着手金はいわゆるお願いする時に払うお金で、一度支払ったら調停や裁判に負けてしまっても返ってきません。弁護士をお願いする時に払う、携帯電話の基本料金のようなものと考えれば良いでしょう。
この基本料金に、勝ったらいくら、お金を取れたらいくらという風に加算されていくと考えます。
報酬金
報酬金に対しては、その調停や裁判の内容にもよります。
まず、勝ったら(離婚が成立したら)成功報酬として着手金とほぼ同額程度。慰謝料や財産分与の額の10%から20%などというように、法律事務所ごとに決められています。また、親権が取れたらいくら、養育費がもらえたらまたその何割かなど、細かく成功報酬は請求される事になります。
実費、日当、手数料など
この他、弁護士の費用としては、調停離婚に代理で出廷してもらったら出張費、交通費などの実費、書類を作成してもらったら書類の作成費用としていくらというように、事務所ごとに金額が決められています。
こちらも各事務所ごとに費用が決められているので、依頼する際に確認した方が良いでしょう。
離婚調停を弁護士に依頼した方がよい理由とは

調停離婚を弁護士に頼むのは、結構な費用がかかりそうだと思った人もいるでしょう。
しかし、その金額に見合うだけのメリットがあるのです。
弁護士に依頼すべき理由(1) 専門的な法律知識と豊富な経験を借りられる
調停離婚をする際に弁護士に依頼する一番のメリットは、法律や離婚問題に詳しいということでしょう。
今時ネットや本で法律や離婚に関することはいくらでも調べられます。
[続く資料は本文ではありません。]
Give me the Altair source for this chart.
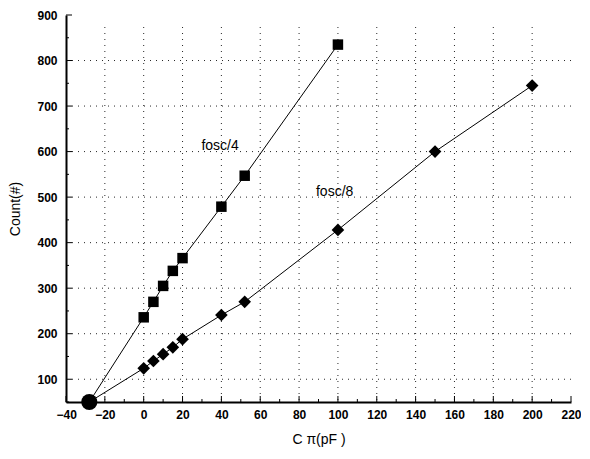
import altair as alt
import pandas as pd

# origin marker shared by both series
origin_x = -28
origin_y = 50

x_fosc4 = [0, 5, 10, 15, 20, 40, 52, 100]
y_fosc4 = [236, 270, 305, 338, 366, 479, 547, 835]

x_fosc8 = [0, 5, 10, 15, 20, 40, 52, 100, 150, 200]
y_fosc8 = [124, 140, 155, 170, 188, 241, 270, 428, 600, 745]

series_names = ["fosc/4", "fosc/8"]
x_ticks = list(range(-40, 221, 20))
x_minor = list(range(-40, 221, 10))
y_ticks = list(range(100, 901, 100))
y_minor = list(range(50, 901, 50))
x_grid = list(range(-20, 201, 20))
y_grid = list(range(100, 801, 100))

label_x = [29.7, 88.7]
label_y = [613, 512]

rows = []
for s, xs, ys in [(series_names[0], x_fosc4, y_fosc4), (series_names[1], x_fosc8, y_fosc8)]:
    rows.append(dict(series=s, x=origin_x, y=origin_y, order=0))
    for i, (a, b) in enumerate(zip(xs, ys)):
        rows.append(dict(series=s, x=a, y=b, order=i + 1))
df = pd.DataFrame(rows)
pts = df[df.order > 0]

W, H = 505, 387
xscale = alt.Scale(domain=[-40, 220], nice=False, zero=False)
yscale = alt.Scale(domain=[50, 900], nice=False, zero=False)

LF = "Liberation Sans"
xaxis = alt.Axis(values=x_ticks, title="C π(pF )", grid=False, ticks=False,
                 domainColor="black", domainWidth=2,
                 labelOverlap=False, labelFlush=True, labelFlushOffset=10,
                 labelFont=LF, labelFontWeight="bold", labelFontSize=12, labelColor="black",
                 labelPadding=7, titleFont=LF, titleFontWeight="normal", titleFontSize=14,
                 titleColor="black", titlePadding=12)
yaxis = alt.Axis(values=y_ticks, title="Count(#)", grid=False, ticks=False,
                 domainColor="black", domainWidth=2,
                 labelOverlap=False, labelFlush=False,
                 labelFont=LF, labelFontWeight="bold", labelFontSize=12, labelColor="black",
                 labelPadding=9, titleFont=LF, titleFontWeight="normal", titleFontSize=14,
                 titleColor="black", titlePadding=14)


def X(f):
    return alt.X(f, type="quantitative", scale=xscale, axis=xaxis)


def Y(f):
    return alt.Y(f, type="quantitative", scale=yscale, axis=yaxis)


xg = alt.Chart(pd.DataFrame({"x": x_grid})).mark_rule(
    color="black", strokeWidth=1, strokeDash=[1, 5], opacity=0.85).encode(
    x=X("x"), y=alt.value(12), y2=alt.value(H))
yg = alt.Chart(pd.DataFrame({"y": y_grid})).mark_rule(
    color="black", strokeWidth=1, strokeDash=[1, 5], opacity=0.85).encode(
    y=Y("y"), x=alt.value(0), x2=alt.value(W))

lines = alt.Chart(df).mark_line(color="black", strokeWidth=1).encode(
    x=X("x"), y=Y("y"), detail="series:N", order="order:Q",
)

points = alt.Chart(pts).mark_point(filled=True, color="black", opacity=1).encode(
    x=X("x"), y=Y("y"),
    shape=alt.Shape("series:N", scale=alt.Scale(domain=series_names, range=["square", "diamond"]), legend=None),
    size=alt.Size("series:N", scale=alt.Scale(domain=series_names, range=[110, 160]), legend=None),
)

origin_pt = alt.Chart(pd.DataFrame({"x": [origin_x], "y": [origin_y]})).mark_circle(
    color="black", opacity=1, size=260).encode(x=X("x"), y=Y("y"))

labels = alt.Chart(pd.DataFrame({"x": label_x, "y": label_y, "t": series_names})).mark_text(
    align="left", baseline="middle", font=LF, fontSize=14, color="black").encode(
    x=X("x"), y=Y("y"), text="t:N")

xt = pd.DataFrame({"x": x_minor, "major": [v % 20 == 0 for v in x_minor]})
xticks_major = alt.Chart(xt[xt.major]).mark_rule(color="black", strokeWidth=1).encode(
    x=X("x"), y=alt.value(H), y2=alt.value(H - 6))
xticks_minor = alt.Chart(xt[~xt.major]).mark_rule(color="black", strokeWidth=1).encode(
    x=X("x"), y=alt.value(H), y2=alt.value(H - 3))

yt = pd.DataFrame({"y": y_minor, "major": [v % 100 == 0 for v in y_minor]})
yticks_major = alt.Chart(yt[yt.major]).mark_rule(color="black", strokeWidth=1).encode(
    y=Y("y"), x=alt.value(0), x2=alt.value(6))
yticks_minor = alt.Chart(yt[~yt.major]).mark_rule(color="black", strokeWidth=1).encode(
    y=Y("y"), x=alt.value(0), x2=alt.value(3))

chart = alt.layer(xg, yg, lines, xticks_major, xticks_minor, yticks_major, yticks_minor,
                  points, origin_pt, labels).properties(
    width=W, height=H, background="white",
    padding={"left": 0, "top": 1, "right": 0, "bottom": 5}
).configure_view(stroke=None).configure_axis(labelOverlap=False)

chart.save("out.html", embed_options={"renderer": "svg", "actions": False})
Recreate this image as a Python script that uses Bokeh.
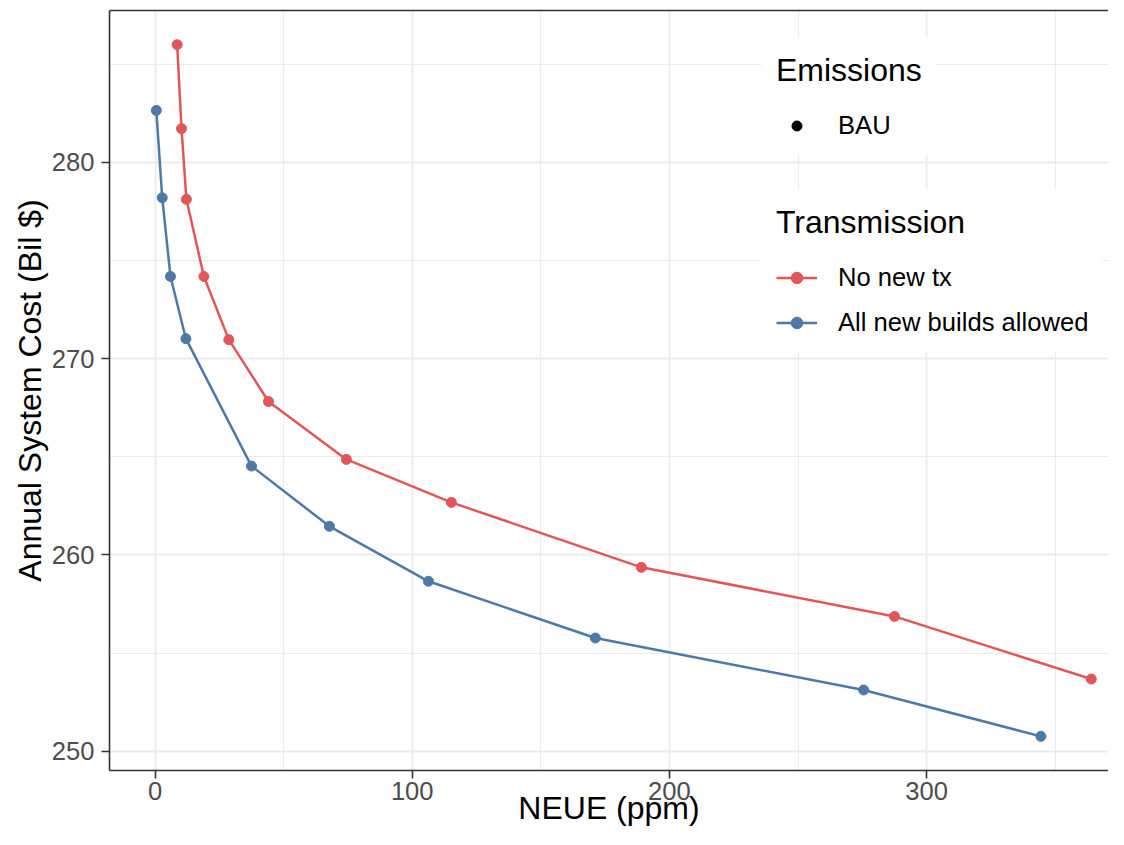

しかし、調停離婚の経験はいくらがんばってもプロにはかないません。
お金に関しては、取らぬ狸の…というような話ですが、弁護士に依頼することで慰謝料や財産分与、養育費が入ってくると思えば安いものではないでしょうか?
弁護士に依頼すべき理由(2) 相手方に弁護士がついていても対等に話し合える
調停は必ず弁護士を立てないといけないわけではありませんが、もし相手が弁護士に依頼して調停に臨んできたら、こちらも弁護士をつけないことにはまず勝ち目はありません。こちらも弁護士をつけることで、やっと対等に話し合いが進められると認識しておきましょう。
元はあなたに有利な条件の離婚であったはずが、相手にプロが加勢したことにより形勢が一気に相手側に有利になることもあり得るのです。
弁護士に依頼すべき理由(3) 強い離婚意思を示せる
二人だけの話し合いでは離婚が決まらず調停離婚まで進んでいるということから、相手はのらりくらりとあなたの言い分を交わして来たのでしょう。ここまでなんとかなったんだからと、相手はあなたをきっと甘くみているはずです。
自分の離婚に対する気持ちは真剣であるという意思表示をするためにも、弁護士を雇うことは効果があります。
「絶対に離婚する!」という強い意志を、相手と調停委員に示すことができるのです。
少なくとも相手は今まで通りでやっていてはいけないと、真剣に離婚について考えてくれるようになるでしょう。
離婚には法律の問題が付きものです。どうしても普通の主婦や会社員では、離婚や法律についてプロには劣ってしまいます。法律や調停離婚に詳しい弁護士が自分についていてくれれば、鬼に金棒でしょう。